- **Exercise goal**
Make an exact transcription of the material, leaving out all images.

- **Provided data**
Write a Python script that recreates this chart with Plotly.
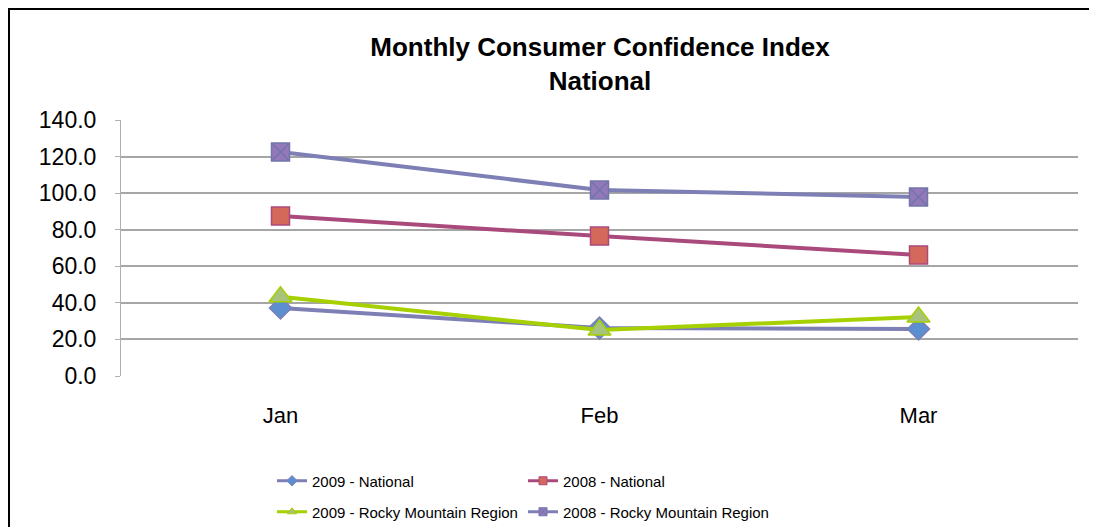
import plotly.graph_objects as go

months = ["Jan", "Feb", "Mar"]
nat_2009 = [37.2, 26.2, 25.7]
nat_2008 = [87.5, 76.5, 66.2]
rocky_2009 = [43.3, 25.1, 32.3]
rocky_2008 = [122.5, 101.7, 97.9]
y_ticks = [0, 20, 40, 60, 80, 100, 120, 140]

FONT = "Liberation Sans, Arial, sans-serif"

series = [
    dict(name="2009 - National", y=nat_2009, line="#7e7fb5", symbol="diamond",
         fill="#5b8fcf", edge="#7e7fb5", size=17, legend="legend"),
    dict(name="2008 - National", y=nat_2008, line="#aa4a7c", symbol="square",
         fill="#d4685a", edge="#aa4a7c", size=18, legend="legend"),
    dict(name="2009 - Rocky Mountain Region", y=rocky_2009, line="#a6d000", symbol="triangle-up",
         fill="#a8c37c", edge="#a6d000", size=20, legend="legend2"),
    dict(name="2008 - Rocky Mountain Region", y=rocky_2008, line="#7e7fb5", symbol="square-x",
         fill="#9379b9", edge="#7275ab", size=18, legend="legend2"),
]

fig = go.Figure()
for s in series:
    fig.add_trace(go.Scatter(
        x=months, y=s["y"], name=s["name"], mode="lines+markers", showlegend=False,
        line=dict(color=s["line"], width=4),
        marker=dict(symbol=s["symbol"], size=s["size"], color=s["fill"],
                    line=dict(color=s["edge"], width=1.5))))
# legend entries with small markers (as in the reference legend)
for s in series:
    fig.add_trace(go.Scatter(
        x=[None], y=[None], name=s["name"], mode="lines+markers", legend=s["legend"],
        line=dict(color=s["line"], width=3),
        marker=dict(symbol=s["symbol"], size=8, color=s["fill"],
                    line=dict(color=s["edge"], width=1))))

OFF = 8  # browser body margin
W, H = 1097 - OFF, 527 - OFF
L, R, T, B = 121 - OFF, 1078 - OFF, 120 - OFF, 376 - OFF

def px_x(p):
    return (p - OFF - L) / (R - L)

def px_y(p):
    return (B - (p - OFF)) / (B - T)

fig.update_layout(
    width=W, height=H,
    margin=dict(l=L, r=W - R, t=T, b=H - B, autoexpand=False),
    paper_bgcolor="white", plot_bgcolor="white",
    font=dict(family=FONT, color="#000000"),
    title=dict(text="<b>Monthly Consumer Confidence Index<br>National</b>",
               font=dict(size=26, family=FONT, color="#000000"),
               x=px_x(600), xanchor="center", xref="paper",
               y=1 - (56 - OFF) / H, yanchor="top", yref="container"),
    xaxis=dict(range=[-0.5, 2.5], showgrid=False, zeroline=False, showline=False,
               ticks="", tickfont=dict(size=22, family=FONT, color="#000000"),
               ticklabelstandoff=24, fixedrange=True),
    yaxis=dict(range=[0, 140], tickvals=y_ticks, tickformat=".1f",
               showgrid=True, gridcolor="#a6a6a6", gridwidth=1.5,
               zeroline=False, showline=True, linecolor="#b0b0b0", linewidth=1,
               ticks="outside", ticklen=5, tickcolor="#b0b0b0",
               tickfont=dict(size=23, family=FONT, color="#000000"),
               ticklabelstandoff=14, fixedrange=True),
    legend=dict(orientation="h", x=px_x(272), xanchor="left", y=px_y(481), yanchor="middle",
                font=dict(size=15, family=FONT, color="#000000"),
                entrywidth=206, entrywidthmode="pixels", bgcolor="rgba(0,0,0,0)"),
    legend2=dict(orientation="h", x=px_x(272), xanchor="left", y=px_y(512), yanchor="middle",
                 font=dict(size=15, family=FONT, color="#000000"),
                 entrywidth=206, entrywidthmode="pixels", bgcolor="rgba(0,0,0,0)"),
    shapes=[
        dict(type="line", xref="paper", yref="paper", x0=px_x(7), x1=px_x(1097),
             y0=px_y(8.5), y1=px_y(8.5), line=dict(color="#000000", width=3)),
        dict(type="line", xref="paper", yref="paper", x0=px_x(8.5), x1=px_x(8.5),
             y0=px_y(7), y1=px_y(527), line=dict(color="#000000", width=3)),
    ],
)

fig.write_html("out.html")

- **Exercise answer**
Write a Python script that recreates this chart with Plotly.
import plotly.graph_objects as go

months = ["Jan", "Feb", "Mar"]
nat_2009 = [37.2, 26.2, 25.7]
nat_2008 = [87.5, 76.5, 66.2]
rocky_2009 = [43.3, 25.1, 32.3]
rocky_2008 = [122.5, 101.7, 97.9]
y_ticks = [0, 20, 40, 60, 80, 100, 120, 140]

FONT = "Liberation Sans, Arial, sans-serif"

series = [
    dict(name="2009 - National", y=nat_2009, line="#7e7fb5", symbol="diamond",
         fill="#5b8fcf", edge="#7e7fb5", size=17, legend="legend"),
    dict(name="2008 - National", y=nat_2008, line="#aa4a7c", symbol="square",
         fill="#d4685a", edge="#aa4a7c", size=18, legend="legend"),
    dict(name="2009 - Rocky Mountain Region", y=rocky_2009, line="#a6d000", symbol="triangle-up",
         fill="#a8c37c", edge="#a6d000", size=20, legend="legend2"),
    dict(name="2008 - Rocky Mountain Region", y=rocky_2008, line="#7e7fb5", symbol="square-x",
         fill="#9379b9", edge="#7275ab", size=18, legend="legend2"),
]

fig = go.Figure()
for s in series:
    fig.add_trace(go.Scatter(
        x=months, y=s["y"], name=s["name"], mode="lines+markers", showlegend=False,
        line=dict(color=s["line"], width=4),
        marker=dict(symbol=s["symbol"], size=s["size"], color=s["fill"],
                    line=dict(color=s["edge"], width=1.5))))
# legend entries with small markers (as in the reference legend)
for s in series:
    fig.add_trace(go.Scatter(
        x=[None], y=[None], name=s["name"], mode="lines+markers", legend=s["legend"],
        line=dict(color=s["line"], width=3),
        marker=dict(symbol=s["symbol"], size=8, color=s["fill"],
                    line=dict(color=s["edge"], width=1))))

OFF = 8  # browser body margin
W, H = 1097 - OFF, 527 - OFF
L, R, T, B = 121 - OFF, 1078 - OFF, 120 - OFF, 376 - OFF

def px_x(p):
    return (p - OFF - L) / (R - L)

def px_y(p):
    return (B - (p - OFF)) / (B - T)

fig.update_layout(
    width=W, height=H,
    margin=dict(l=L, r=W - R, t=T, b=H - B, autoexpand=False),
    paper_bgcolor="white", plot_bgcolor="white",
    font=dict(family=FONT, color="#000000"),
    title=dict(text="<b>Monthly Consumer Confidence Index<br>National</b>",
               font=dict(size=26, family=FONT, color="#000000"),
               x=px_x(600), xanchor="center", xref="paper",
               y=1 - (56 - OFF) / H, yanchor="top", yref="container"),
    xaxis=dict(range=[-0.5, 2.5], showgrid=False, zeroline=False, showline=False,
               ticks="", tickfont=dict(size=22, family=FONT, color="#000000"),
               ticklabelstandoff=24, fixedrange=True),
    yaxis=dict(range=[0, 140], tickvals=y_ticks, tickformat=".1f",
               showgrid=True, gridcolor="#a6a6a6", gridwidth=1.5,
               zeroline=False, showline=True, linecolor="#b0b0b0", linewidth=1,
               ticks="outside", ticklen=5, tickcolor="#b0b0b0",
               tickfont=dict(size=23, family=FONT, color="#000000"),
               ticklabelstandoff=14, fixedrange=True),
    legend=dict(orientation="h", x=px_x(272), xanchor="left", y=px_y(481), yanchor="middle",
                font=dict(size=15, family=FONT, color="#000000"),
                entrywidth=206, entrywidthmode="pixels", bgcolor="rgba(0,0,0,0)"),
    legend2=dict(orientation="h", x=px_x(272), xanchor="left", y=px_y(512), yanchor="middle",
                 font=dict(size=15, family=FONT, color="#000000"),
                 entrywidth=206, entrywidthmode="pixels", bgcolor="rgba(0,0,0,0)"),
    shapes=[
        dict(type="line", xref="paper", yref="paper", x0=px_x(7), x1=px_x(1097),
             y0=px_y(8.5), y1=px_y(8.5), line=dict(color="#000000", width=3)),
        dict(type="line", xref="paper", yref="paper", x0=px_x(8.5), x1=px_x(8.5),
             y0=px_y(7), y1=px_y(527), line=dict(color="#000000", width=3)),
    ],
)

fig.write_html("out.html")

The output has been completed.